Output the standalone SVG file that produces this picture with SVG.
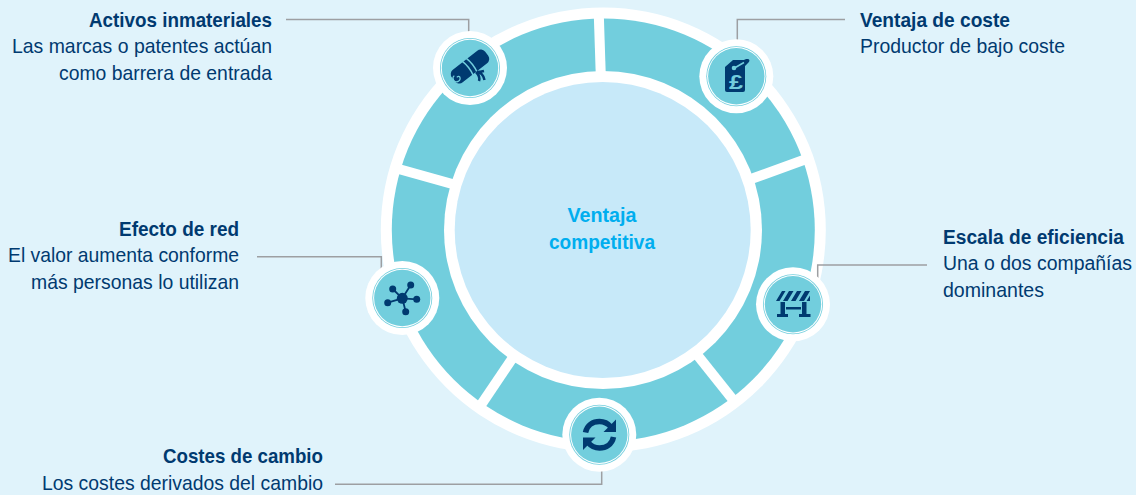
<svg xmlns="http://www.w3.org/2000/svg" width="1136" height="495" viewBox="0 0 1136 495">
<style>
text{font-family:"Liberation Sans",Arial,sans-serif;font-size:21px;fill:#003a70}
.b{font-weight:700}
.c{font-weight:700;fill:#00aeef;text-anchor:middle}
.s{font-size:19.5px}
.lead{fill:none;stroke:#9d9fa2;stroke-width:1.5}
.spoke{stroke:#fff;stroke-width:10;fill:none}
.ic{fill:#003a70}
.icl{fill:none;stroke:#003a70}
.hl{fill:none;stroke:#72cedd}
</style>
<defs>
<g id="badge">
<circle r="37" fill="#fff"/>
<circle r="30" fill="#72cedd"/>
<circle r="29.2" fill="#fff"/>
<circle r="28.2" fill="#72cedd"/>
</g>
</defs>
<rect width="1136" height="495" fill="#e0f3fb"/>
<g id="ring">
<circle cx="603.3" cy="230" r="222.5" fill="#fff"/>
<circle cx="603.3" cy="230" r="211.5" fill="#72cedd"/>
<line class="spoke" x1="598.8" y1="15" x2="600.8" y2="76"/>
<line class="spoke" x1="396" y1="168.2" x2="455" y2="184.8"/>
<line class="spoke" x1="807" y1="158.8" x2="749" y2="179.8"/>
<line class="spoke" x1="480" y1="406.4" x2="514.3" y2="355.5"/>
<line class="spoke" x1="733.7" y1="400.6" x2="695.8" y2="353.2"/>
<circle cx="603" cy="230" r="159" fill="#fff"/>
<circle cx="602.7" cy="230" r="148" fill="#c7e9f9"/>
</g>
<g id="connectors">
<path class="lead" d="M286 19.5H468.7V33"/>
<path class="lead" d="M845 19.5H737.3V41"/>
<path class="lead" d="M927 265H817.7V279"/>
<path class="lead" d="M335 484.3H601.7V471"/>
<path class="lead" d="M257 256.7H381.3V270"/>
</g>
<g id="centre">
<text class="c" x="602" y="222" textLength="69" lengthAdjust="spacingAndGlyphs">Ventaja</text>
<text class="c" x="602" y="249" textLength="106" lengthAdjust="spacingAndGlyphs">competitiva</text>
</g>
<g id="activos-inmateriales">
<use href="#badge" x="470" y="68"/>
<g transform="translate(470 66.5) rotate(-38)">
<rect class="ic" x="-21" y="-8" width="42" height="16" rx="5.5"/>
<path d="M-3 -9.5Q-0.500 0 -3 9.5M2 -9.5Q4.500 0 2 9.5" fill="none" stroke="#72cedd" stroke-width="1.5"/>
<path class="hl" stroke-width="1.2" d="M-18 -2.500a3.500 3.500 0 1 0 3.500 4.500a1.800 1.800 0 0 0 -2.500 -1.500"/>
</g>
<path class="icl" stroke-width="2.500" d="M476 72c3 3 4 6 3 9M477 72c4 1 6 2 7.500 8M477 72c3 0 5-0.500 7-1"/>
<text class="b" x="89" y="27" textLength="183" lengthAdjust="spacingAndGlyphs">Activos inmateriales</text>
<text x="12" y="53" textLength="260" lengthAdjust="spacingAndGlyphs">Las marcas o patentes actúan</text>
<text x="59" y="80" textLength="213" lengthAdjust="spacingAndGlyphs">como barrera de entrada</text>
</g>
<g id="ventaja-de-coste">
<use href="#badge" x="736.300" y="76.300"/>
<path class="ic" d="M733 60H745V90a2 2 0 0 1-2 2H727a2 2 0 0 1-2-2V67Z"/>
<path class="ic" d="M735 64L745 59.500c4-1.500 6 1 3 3.500L742 69Z"/>
<path d="M734.500 68L744 62.500" fill="none" stroke="#72cedd" stroke-width="1.600"/>
<circle cx="734" cy="68" r="2.300" fill="#72cedd"/>
<text x="729" y="89" style="font-size:21px;font-weight:700;fill:#72cedd" textLength="14" lengthAdjust="spacingAndGlyphs">£</text>
<text class="b" x="860" y="27" textLength="150" lengthAdjust="spacingAndGlyphs">Ventaja de coste</text>
<text x="860" y="53" textLength="205" lengthAdjust="spacingAndGlyphs">Productor de bajo coste</text>
</g>
<g id="escala-de-eficiencia">
<use href="#badge" x="793" y="304.300"/>
<path class="ic" d="M776 301L782 291H785.500L779.500 301ZM783 301L789 291H793.500L787.500 301ZM791 301L797 291H801.500L795.500 301ZM799 301L805 291H810L804 301ZM806.500 301L810 295.500V301Z"/>
<path class="ic" d="M780.500 302H785V314H788V317H777V314H780.500ZM802 302H806.500V314H810.500V317H799V314H802ZM786 307H801V309.500H786Z"/>
<text class="b s" x="943" y="244" textLength="181" lengthAdjust="spacingAndGlyphs">Escala de eficiencia</text>
<text class="s" x="943" y="270" textLength="189" lengthAdjust="spacingAndGlyphs">Una o dos compañías</text>
<text x="943" y="297" textLength="101" lengthAdjust="spacingAndGlyphs">dominantes</text>
</g>
<g id="costes-de-cambio">
<use href="#badge" x="599.300" y="434.700"/>
<path class="icl" stroke-width="5.500" d="M585.500 432.500C587 425 593 421.500 599.500 421.500C604 421.500 608 423.500 611 427"/>
<path class="ic" d="M616 419.500V432H603.500Z"/>
<path class="icl" stroke-width="5.500" d="M613.500 437C612 444.500 606 448 599.500 448C595 448 591 446 588 442.500"/>
<path class="ic" d="M583 450V437.500H595.500Z"/>
<text class="b" x="163" y="463" textLength="160" lengthAdjust="spacingAndGlyphs">Costes de cambio</text>
<text x="42" y="490" textLength="281" lengthAdjust="spacingAndGlyphs">Los costes derivados del cambio</text>
</g>
<g id="efecto-de-red">
<use href="#badge" x="402.300" y="298"/>
<path class="icl" stroke-width="1.800" d="M402.300 298.300L392.700 289M402.300 298.300L410.700 285M402.300 298.300L416.700 299.300M402.300 298.300L405.700 311.700M402.300 298.300L387.700 302.700"/>
<circle class="ic" cx="402.300" cy="298.300" r="5.500"/>
<circle class="ic" cx="392.700" cy="289" r="3.500"/>
<circle class="ic" cx="410.700" cy="285" r="3.500"/>
<circle class="ic" cx="416.700" cy="299.300" r="3.500"/>
<circle class="ic" cx="405.700" cy="311.700" r="3.500"/>
<circle class="ic" cx="387.700" cy="302.700" r="3.500"/>
<text class="b" x="119" y="236" textLength="120" lengthAdjust="spacingAndGlyphs">Efecto de red</text>
<text x="8" y="262" textLength="231" lengthAdjust="spacingAndGlyphs">El valor aumenta conforme</text>
<text x="31" y="289" textLength="208" lengthAdjust="spacingAndGlyphs">más personas lo utilizan</text>
</g>
</svg>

» **Exercise details**:
Reproduce the full listing above verbatim, with no pictures included.

» **Answer for this exercise**:
Output the standalone SVG file that produces this picture with SVG.
<svg xmlns="http://www.w3.org/2000/svg" width="1136" height="495" viewBox="0 0 1136 495">
<style>
text{font-family:"Liberation Sans",Arial,sans-serif;font-size:21px;fill:#003a70}
.b{font-weight:700}
.c{font-weight:700;fill:#00aeef;text-anchor:middle}
.s{font-size:19.5px}
.lead{fill:none;stroke:#9d9fa2;stroke-width:1.5}
.spoke{stroke:#fff;stroke-width:10;fill:none}
.ic{fill:#003a70}
.icl{fill:none;stroke:#003a70}
.hl{fill:none;stroke:#72cedd}
</style>
<defs>
<g id="badge">
<circle r="37" fill="#fff"/>
<circle r="30" fill="#72cedd"/>
<circle r="29.2" fill="#fff"/>
<circle r="28.2" fill="#72cedd"/>
</g>
</defs>
<rect width="1136" height="495" fill="#e0f3fb"/>
<g id="ring">
<circle cx="603.3" cy="230" r="222.5" fill="#fff"/>
<circle cx="603.3" cy="230" r="211.5" fill="#72cedd"/>
<line class="spoke" x1="598.8" y1="15" x2="600.8" y2="76"/>
<line class="spoke" x1="396" y1="168.2" x2="455" y2="184.8"/>
<line class="spoke" x1="807" y1="158.8" x2="749" y2="179.8"/>
<line class="spoke" x1="480" y1="406.4" x2="514.3" y2="355.5"/>
<line class="spoke" x1="733.7" y1="400.6" x2="695.8" y2="353.2"/>
<circle cx="603" cy="230" r="159" fill="#fff"/>
<circle cx="602.7" cy="230" r="148" fill="#c7e9f9"/>
</g>
<g id="connectors">
<path class="lead" d="M286 19.5H468.7V33"/>
<path class="lead" d="M845 19.5H737.3V41"/>
<path class="lead" d="M927 265H817.7V279"/>
<path class="lead" d="M335 484.3H601.7V471"/>
<path class="lead" d="M257 256.7H381.3V270"/>
</g>
<g id="centre">
<text class="c" x="602" y="222" textLength="69" lengthAdjust="spacingAndGlyphs">Ventaja</text>
<text class="c" x="602" y="249" textLength="106" lengthAdjust="spacingAndGlyphs">competitiva</text>
</g>
<g id="activos-inmateriales">
<use href="#badge" x="470" y="68"/>
<g transform="translate(470 66.5) rotate(-38)">
<rect class="ic" x="-21" y="-8" width="42" height="16" rx="5.5"/>
<path d="M-3 -9.5Q-0.500 0 -3 9.5M2 -9.5Q4.500 0 2 9.5" fill="none" stroke="#72cedd" stroke-width="1.5"/>
<path class="hl" stroke-width="1.2" d="M-18 -2.500a3.500 3.500 0 1 0 3.500 4.500a1.800 1.800 0 0 0 -2.500 -1.500"/>
</g>
<path class="icl" stroke-width="2.500" d="M476 72c3 3 4 6 3 9M477 72c4 1 6 2 7.500 8M477 72c3 0 5-0.500 7-1"/>
<text class="b" x="89" y="27" textLength="183" lengthAdjust="spacingAndGlyphs">Activos inmateriales</text>
<text x="12" y="53" textLength="260" lengthAdjust="spacingAndGlyphs">Las marcas o patentes actúan</text>
<text x="59" y="80" textLength="213" lengthAdjust="spacingAndGlyphs">como barrera de entrada</text>
</g>
<g id="ventaja-de-coste">
<use href="#badge" x="736.300" y="76.300"/>
<path class="ic" d="M733 60H745V90a2 2 0 0 1-2 2H727a2 2 0 0 1-2-2V67Z"/>
<path class="ic" d="M735 64L745 59.500c4-1.500 6 1 3 3.500L742 69Z"/>
<path d="M734.500 68L744 62.500" fill="none" stroke="#72cedd" stroke-width="1.600"/>
<circle cx="734" cy="68" r="2.300" fill="#72cedd"/>
<text x="729" y="89" style="font-size:21px;font-weight:700;fill:#72cedd" textLength="14" lengthAdjust="spacingAndGlyphs">£</text>
<text class="b" x="860" y="27" textLength="150" lengthAdjust="spacingAndGlyphs">Ventaja de coste</text>
<text x="860" y="53" textLength="205" lengthAdjust="spacingAndGlyphs">Productor de bajo coste</text>
</g>
<g id="escala-de-eficiencia">
<use href="#badge" x="793" y="304.300"/>
<path class="ic" d="M776 301L782 291H785.500L779.500 301ZM783 301L789 291H793.500L787.500 301ZM791 301L797 291H801.500L795.500 301ZM799 301L805 291H810L804 301ZM806.500 301L810 295.500V301Z"/>
<path class="ic" d="M780.500 302H785V314H788V317H777V314H780.500ZM802 302H806.500V314H810.500V317H799V314H802ZM786 307H801V309.500H786Z"/>
<text class="b s" x="943" y="244" textLength="181" lengthAdjust="spacingAndGlyphs">Escala de eficiencia</text>
<text class="s" x="943" y="270" textLength="189" lengthAdjust="spacingAndGlyphs">Una o dos compañías</text>
<text x="943" y="297" textLength="101" lengthAdjust="spacingAndGlyphs">dominantes</text>
</g>
<g id="costes-de-cambio">
<use href="#badge" x="599.300" y="434.700"/>
<path class="icl" stroke-width="5.500" d="M585.500 432.500C587 425 593 421.500 599.500 421.500C604 421.500 608 423.500 611 427"/>
<path class="ic" d="M616 419.500V432H603.500Z"/>
<path class="icl" stroke-width="5.500" d="M613.500 437C612 444.500 606 448 599.500 448C595 448 591 446 588 442.500"/>
<path class="ic" d="M583 450V437.500H595.500Z"/>
<text class="b" x="163" y="463" textLength="160" lengthAdjust="spacingAndGlyphs">Costes de cambio</text>
<text x="42" y="490" textLength="281" lengthAdjust="spacingAndGlyphs">Los costes derivados del cambio</text>
</g>
<g id="efecto-de-red">
<use href="#badge" x="402.300" y="298"/>
<path class="icl" stroke-width="1.800" d="M402.300 298.300L392.700 289M402.300 298.300L410.700 285M402.300 298.300L416.700 299.300M402.300 298.300L405.700 311.700M402.300 298.300L387.700 302.700"/>
<circle class="ic" cx="402.300" cy="298.300" r="5.500"/>
<circle class="ic" cx="392.700" cy="289" r="3.500"/>
<circle class="ic" cx="410.700" cy="285" r="3.500"/>
<circle class="ic" cx="416.700" cy="299.300" r="3.500"/>
<circle class="ic" cx="405.700" cy="311.700" r="3.500"/>
<circle class="ic" cx="387.700" cy="302.700" r="3.500"/>
<text class="b" x="119" y="236" textLength="120" lengthAdjust="spacingAndGlyphs">Efecto de red</text>
<text x="8" y="262" textLength="231" lengthAdjust="spacingAndGlyphs">El valor aumenta conforme</text>
<text x="31" y="289" textLength="208" lengthAdjust="spacingAndGlyphs">más personas lo utilizan</text>
</g>
</svg>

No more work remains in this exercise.